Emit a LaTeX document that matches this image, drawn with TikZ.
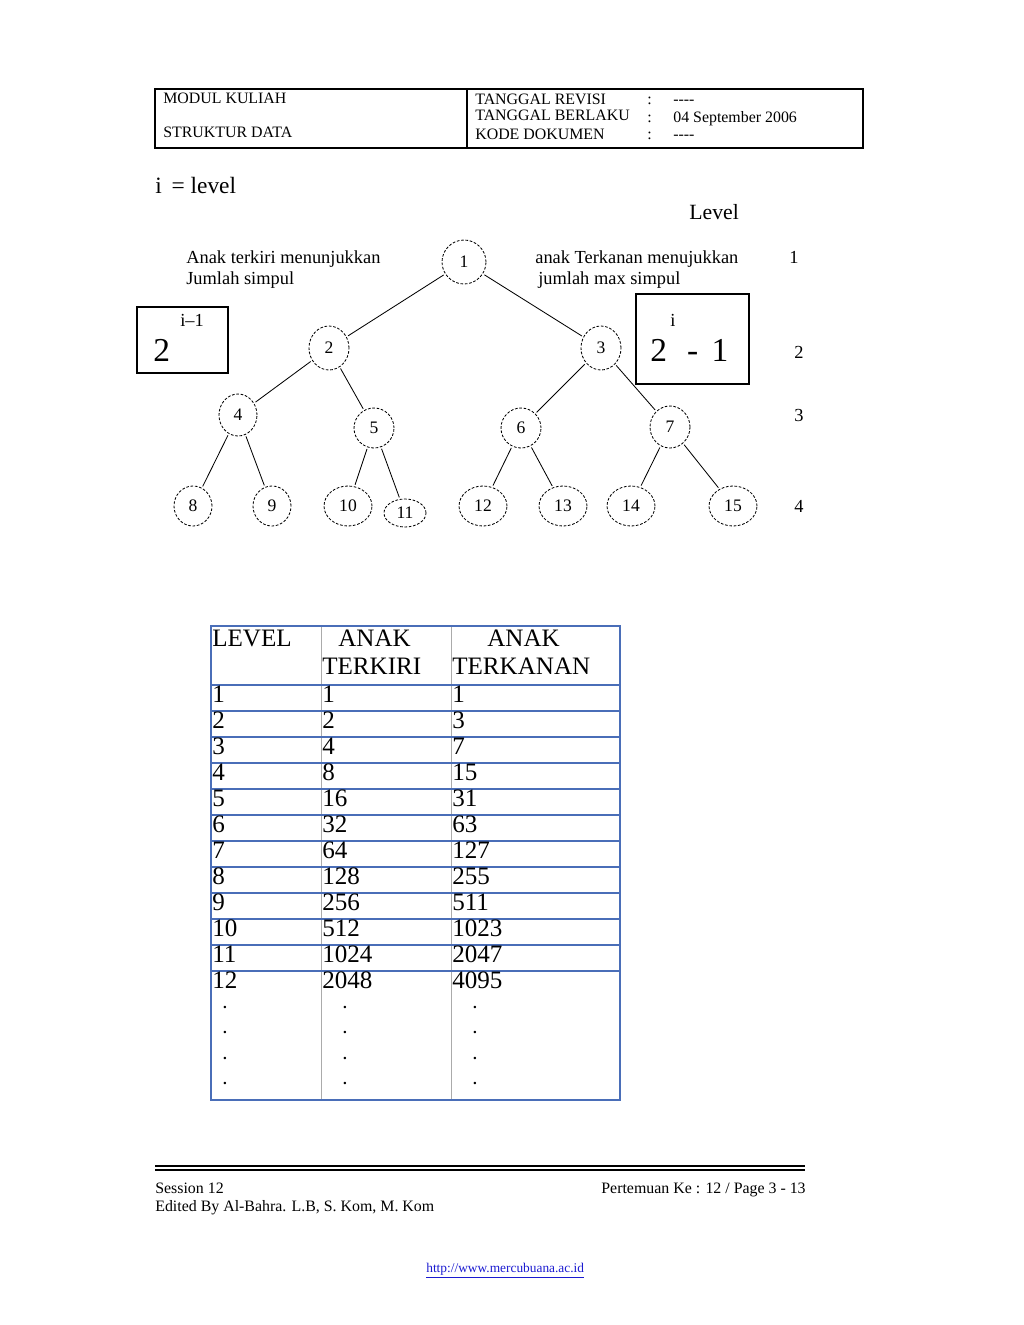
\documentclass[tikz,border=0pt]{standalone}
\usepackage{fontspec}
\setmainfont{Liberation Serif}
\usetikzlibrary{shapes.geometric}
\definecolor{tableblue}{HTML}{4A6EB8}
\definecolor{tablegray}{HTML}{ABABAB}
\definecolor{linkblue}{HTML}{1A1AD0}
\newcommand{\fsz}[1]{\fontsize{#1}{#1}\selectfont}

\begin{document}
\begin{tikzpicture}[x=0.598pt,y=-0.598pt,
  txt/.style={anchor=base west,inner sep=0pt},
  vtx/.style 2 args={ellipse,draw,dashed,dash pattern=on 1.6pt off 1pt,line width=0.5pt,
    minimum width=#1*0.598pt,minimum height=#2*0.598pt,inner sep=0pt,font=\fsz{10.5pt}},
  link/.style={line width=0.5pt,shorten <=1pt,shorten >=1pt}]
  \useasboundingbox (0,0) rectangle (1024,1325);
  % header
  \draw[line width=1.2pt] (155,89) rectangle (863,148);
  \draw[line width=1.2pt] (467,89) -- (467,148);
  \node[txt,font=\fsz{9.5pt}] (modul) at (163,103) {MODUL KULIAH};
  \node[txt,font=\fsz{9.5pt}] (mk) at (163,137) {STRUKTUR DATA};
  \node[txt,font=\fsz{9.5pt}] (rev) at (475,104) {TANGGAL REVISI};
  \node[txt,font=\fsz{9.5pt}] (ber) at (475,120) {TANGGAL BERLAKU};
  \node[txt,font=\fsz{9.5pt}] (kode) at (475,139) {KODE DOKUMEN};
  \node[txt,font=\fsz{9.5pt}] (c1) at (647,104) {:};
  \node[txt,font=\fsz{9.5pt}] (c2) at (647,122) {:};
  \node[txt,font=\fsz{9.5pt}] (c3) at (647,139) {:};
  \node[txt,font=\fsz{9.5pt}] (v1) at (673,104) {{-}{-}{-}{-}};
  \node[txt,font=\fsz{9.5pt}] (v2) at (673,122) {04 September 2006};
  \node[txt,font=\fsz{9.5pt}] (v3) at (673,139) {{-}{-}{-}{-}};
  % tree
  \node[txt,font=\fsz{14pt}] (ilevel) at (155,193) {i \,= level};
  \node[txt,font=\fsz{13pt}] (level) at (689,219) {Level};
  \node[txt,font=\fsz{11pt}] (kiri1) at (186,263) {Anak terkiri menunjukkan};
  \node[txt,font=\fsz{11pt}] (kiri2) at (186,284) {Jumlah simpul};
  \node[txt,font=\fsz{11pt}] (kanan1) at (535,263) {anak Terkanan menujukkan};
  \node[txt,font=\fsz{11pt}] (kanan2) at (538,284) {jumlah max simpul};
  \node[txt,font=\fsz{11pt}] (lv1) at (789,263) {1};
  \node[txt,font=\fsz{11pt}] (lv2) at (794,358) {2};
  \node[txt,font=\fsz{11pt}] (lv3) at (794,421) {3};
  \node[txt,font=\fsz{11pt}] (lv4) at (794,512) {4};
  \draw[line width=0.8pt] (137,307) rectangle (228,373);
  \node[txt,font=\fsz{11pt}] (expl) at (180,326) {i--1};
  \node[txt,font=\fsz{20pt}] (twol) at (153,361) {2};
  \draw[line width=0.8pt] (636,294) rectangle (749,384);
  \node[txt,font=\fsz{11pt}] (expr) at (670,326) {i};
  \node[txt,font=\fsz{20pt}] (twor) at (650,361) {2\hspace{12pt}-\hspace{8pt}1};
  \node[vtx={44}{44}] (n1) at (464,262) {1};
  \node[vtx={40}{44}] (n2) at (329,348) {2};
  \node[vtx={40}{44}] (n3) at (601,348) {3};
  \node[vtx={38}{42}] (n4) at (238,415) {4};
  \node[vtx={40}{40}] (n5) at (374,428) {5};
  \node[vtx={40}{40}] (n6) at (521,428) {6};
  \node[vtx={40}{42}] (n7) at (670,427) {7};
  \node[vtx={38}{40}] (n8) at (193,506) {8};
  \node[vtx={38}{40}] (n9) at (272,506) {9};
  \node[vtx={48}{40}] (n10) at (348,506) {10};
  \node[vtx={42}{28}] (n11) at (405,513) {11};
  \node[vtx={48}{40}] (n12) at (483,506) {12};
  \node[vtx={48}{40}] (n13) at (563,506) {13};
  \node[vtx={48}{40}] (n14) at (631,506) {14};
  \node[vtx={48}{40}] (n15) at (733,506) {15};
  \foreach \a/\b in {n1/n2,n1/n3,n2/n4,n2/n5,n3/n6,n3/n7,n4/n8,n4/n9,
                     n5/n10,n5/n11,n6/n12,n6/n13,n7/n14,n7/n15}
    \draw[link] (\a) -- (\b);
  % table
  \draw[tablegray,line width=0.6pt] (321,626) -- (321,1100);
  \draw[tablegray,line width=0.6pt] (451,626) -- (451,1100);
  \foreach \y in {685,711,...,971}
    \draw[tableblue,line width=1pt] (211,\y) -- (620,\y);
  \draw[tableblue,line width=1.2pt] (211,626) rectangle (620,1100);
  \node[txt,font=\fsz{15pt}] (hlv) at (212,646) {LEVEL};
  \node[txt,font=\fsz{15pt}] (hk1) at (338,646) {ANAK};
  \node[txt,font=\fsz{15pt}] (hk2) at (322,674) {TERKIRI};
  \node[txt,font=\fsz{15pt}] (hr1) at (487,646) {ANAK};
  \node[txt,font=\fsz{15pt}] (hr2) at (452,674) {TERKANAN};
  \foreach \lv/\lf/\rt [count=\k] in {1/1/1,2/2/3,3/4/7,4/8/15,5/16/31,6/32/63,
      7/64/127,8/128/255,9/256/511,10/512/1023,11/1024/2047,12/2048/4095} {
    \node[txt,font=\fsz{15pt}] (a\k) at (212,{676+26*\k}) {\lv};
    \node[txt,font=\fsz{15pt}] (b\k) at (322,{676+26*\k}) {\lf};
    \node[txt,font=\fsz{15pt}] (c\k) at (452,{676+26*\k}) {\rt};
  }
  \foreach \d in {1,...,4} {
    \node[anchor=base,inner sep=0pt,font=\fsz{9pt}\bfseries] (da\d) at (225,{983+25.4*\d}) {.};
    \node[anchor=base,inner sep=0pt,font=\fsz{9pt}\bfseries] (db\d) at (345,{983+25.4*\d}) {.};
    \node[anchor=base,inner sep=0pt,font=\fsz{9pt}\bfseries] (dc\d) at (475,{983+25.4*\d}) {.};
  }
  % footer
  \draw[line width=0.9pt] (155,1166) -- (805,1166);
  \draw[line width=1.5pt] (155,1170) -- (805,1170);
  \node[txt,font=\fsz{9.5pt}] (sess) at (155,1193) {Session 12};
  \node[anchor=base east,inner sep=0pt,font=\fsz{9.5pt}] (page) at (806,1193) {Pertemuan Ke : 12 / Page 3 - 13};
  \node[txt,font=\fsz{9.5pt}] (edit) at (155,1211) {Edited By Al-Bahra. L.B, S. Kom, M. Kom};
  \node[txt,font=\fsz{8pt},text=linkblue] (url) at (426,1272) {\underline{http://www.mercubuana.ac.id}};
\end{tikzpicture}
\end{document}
--
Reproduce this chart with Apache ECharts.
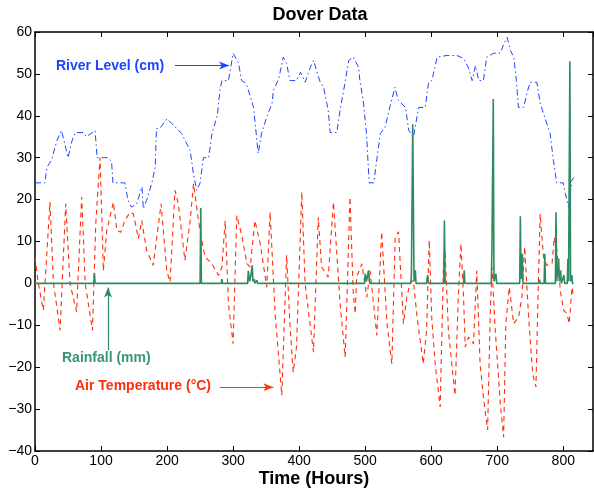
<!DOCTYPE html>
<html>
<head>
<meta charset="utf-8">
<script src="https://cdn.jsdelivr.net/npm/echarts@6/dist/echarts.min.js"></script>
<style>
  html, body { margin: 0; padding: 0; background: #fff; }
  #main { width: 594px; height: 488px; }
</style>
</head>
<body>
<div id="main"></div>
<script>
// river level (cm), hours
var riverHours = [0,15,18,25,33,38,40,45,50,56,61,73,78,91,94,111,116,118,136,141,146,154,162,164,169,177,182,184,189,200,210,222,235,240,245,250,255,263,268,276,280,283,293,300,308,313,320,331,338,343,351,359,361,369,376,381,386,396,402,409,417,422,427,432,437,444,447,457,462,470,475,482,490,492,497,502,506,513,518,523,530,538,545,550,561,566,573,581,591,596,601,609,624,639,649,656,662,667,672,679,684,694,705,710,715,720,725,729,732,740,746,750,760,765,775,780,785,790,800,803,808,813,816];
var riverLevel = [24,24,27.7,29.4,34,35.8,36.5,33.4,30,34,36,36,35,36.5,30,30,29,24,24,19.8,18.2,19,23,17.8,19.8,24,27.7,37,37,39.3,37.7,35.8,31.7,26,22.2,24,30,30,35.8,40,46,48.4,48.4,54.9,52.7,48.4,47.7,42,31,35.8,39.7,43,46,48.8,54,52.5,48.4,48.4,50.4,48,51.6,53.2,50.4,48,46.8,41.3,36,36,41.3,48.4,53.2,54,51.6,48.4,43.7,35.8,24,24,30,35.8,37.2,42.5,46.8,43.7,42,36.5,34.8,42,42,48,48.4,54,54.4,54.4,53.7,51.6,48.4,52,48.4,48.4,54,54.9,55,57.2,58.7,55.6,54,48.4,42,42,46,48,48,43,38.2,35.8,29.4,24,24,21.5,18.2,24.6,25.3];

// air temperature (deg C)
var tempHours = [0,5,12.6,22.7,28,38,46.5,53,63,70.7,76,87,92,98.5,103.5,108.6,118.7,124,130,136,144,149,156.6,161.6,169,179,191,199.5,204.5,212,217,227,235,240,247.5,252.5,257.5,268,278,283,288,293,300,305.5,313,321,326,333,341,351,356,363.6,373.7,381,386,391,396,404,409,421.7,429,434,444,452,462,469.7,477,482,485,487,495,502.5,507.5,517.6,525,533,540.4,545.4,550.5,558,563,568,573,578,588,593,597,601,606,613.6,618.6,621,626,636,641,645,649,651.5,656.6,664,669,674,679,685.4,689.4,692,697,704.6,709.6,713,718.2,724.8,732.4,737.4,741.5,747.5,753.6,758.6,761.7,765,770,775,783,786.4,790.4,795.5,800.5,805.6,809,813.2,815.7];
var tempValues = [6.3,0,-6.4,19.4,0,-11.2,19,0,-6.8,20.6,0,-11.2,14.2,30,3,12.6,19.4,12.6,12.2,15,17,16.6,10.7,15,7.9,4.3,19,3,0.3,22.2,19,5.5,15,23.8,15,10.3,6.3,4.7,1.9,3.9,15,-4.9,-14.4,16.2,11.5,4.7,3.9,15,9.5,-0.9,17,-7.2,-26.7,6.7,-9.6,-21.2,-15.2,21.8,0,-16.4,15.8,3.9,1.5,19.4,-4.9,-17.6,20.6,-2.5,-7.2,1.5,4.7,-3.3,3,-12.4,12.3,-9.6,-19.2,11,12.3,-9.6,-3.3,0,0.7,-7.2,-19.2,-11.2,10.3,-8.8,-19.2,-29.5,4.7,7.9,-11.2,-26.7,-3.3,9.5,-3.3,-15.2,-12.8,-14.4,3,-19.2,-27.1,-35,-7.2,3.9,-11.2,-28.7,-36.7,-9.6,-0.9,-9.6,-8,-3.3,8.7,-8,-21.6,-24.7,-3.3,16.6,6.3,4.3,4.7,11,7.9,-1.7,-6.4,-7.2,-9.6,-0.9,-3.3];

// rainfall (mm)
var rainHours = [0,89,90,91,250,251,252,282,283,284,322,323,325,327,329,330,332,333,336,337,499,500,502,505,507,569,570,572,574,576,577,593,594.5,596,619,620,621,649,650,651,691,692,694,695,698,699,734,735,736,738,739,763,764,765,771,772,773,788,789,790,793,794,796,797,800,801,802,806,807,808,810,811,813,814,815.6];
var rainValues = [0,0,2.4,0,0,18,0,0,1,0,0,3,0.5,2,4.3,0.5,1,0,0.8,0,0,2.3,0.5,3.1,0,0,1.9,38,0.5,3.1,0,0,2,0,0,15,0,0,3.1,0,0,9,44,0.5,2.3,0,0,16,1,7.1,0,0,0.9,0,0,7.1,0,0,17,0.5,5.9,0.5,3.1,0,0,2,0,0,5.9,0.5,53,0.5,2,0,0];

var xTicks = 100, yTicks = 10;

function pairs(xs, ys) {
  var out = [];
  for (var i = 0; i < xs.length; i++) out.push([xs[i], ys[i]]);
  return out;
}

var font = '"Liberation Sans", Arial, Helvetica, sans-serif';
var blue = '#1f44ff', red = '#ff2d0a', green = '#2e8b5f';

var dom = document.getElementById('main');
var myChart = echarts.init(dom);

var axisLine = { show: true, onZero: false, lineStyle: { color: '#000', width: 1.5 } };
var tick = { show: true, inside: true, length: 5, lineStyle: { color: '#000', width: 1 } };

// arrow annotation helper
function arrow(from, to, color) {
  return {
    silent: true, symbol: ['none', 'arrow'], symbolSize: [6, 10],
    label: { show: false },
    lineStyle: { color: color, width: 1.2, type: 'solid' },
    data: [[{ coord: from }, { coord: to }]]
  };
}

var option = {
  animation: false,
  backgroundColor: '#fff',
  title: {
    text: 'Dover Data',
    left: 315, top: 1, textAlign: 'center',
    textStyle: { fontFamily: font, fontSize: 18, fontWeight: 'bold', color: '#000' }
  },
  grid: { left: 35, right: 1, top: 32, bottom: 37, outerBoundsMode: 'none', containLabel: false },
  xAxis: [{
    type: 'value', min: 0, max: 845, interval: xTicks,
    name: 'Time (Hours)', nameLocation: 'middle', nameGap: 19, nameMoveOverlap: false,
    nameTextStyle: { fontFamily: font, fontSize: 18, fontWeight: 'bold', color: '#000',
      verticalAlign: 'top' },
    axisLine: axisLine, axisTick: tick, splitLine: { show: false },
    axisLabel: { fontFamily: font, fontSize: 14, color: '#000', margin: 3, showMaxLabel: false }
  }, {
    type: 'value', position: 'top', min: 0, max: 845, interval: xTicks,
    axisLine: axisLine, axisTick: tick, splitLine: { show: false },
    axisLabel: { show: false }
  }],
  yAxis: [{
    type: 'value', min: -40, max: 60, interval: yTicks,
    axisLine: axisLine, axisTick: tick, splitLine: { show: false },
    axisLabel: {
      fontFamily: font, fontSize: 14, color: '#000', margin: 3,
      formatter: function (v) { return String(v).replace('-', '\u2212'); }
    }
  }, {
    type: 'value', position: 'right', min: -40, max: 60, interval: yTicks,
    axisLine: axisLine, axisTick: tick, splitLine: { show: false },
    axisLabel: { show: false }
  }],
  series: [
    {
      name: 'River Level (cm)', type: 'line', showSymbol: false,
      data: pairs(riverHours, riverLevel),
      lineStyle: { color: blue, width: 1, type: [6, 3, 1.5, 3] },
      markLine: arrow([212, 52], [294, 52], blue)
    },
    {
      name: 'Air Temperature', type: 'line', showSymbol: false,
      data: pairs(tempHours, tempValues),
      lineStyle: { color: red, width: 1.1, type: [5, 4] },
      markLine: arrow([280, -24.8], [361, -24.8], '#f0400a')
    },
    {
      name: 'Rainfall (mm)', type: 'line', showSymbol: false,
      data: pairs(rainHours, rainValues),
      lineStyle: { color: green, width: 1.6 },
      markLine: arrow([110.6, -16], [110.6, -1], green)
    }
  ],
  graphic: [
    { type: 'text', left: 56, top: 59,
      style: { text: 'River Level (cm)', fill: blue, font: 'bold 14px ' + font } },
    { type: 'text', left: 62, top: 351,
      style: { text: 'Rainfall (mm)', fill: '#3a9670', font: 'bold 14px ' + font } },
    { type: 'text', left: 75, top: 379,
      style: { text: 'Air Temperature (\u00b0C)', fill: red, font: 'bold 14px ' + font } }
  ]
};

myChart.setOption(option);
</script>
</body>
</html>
==
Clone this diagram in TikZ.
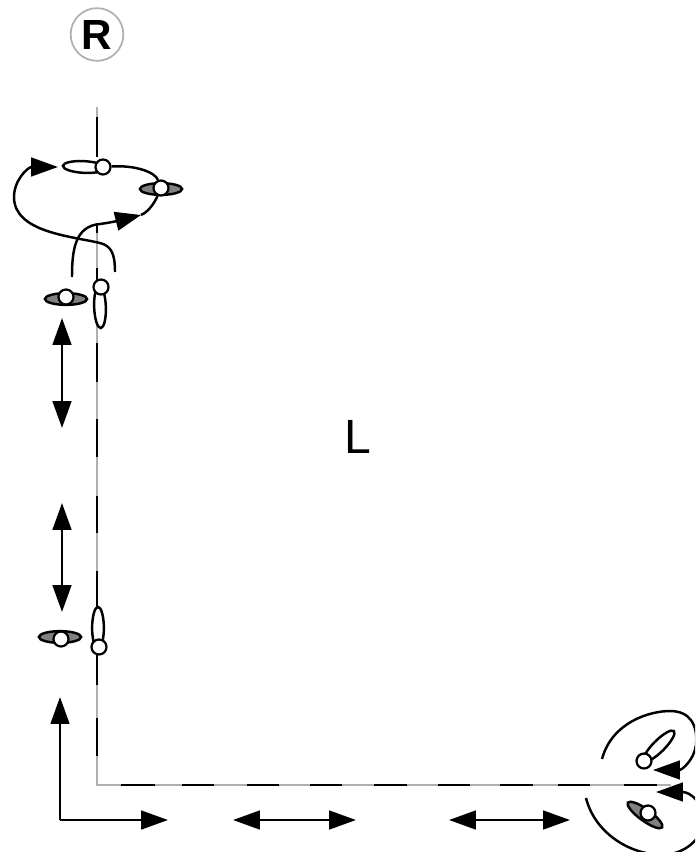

Task requirements:
Which lines above contain "this"? Show each of them.

The response:
Emit a LaTeX document that matches this image, drawn with TikZ.
Reproduce this chart with Apache ECharts.
Clone this diagram in TikZ.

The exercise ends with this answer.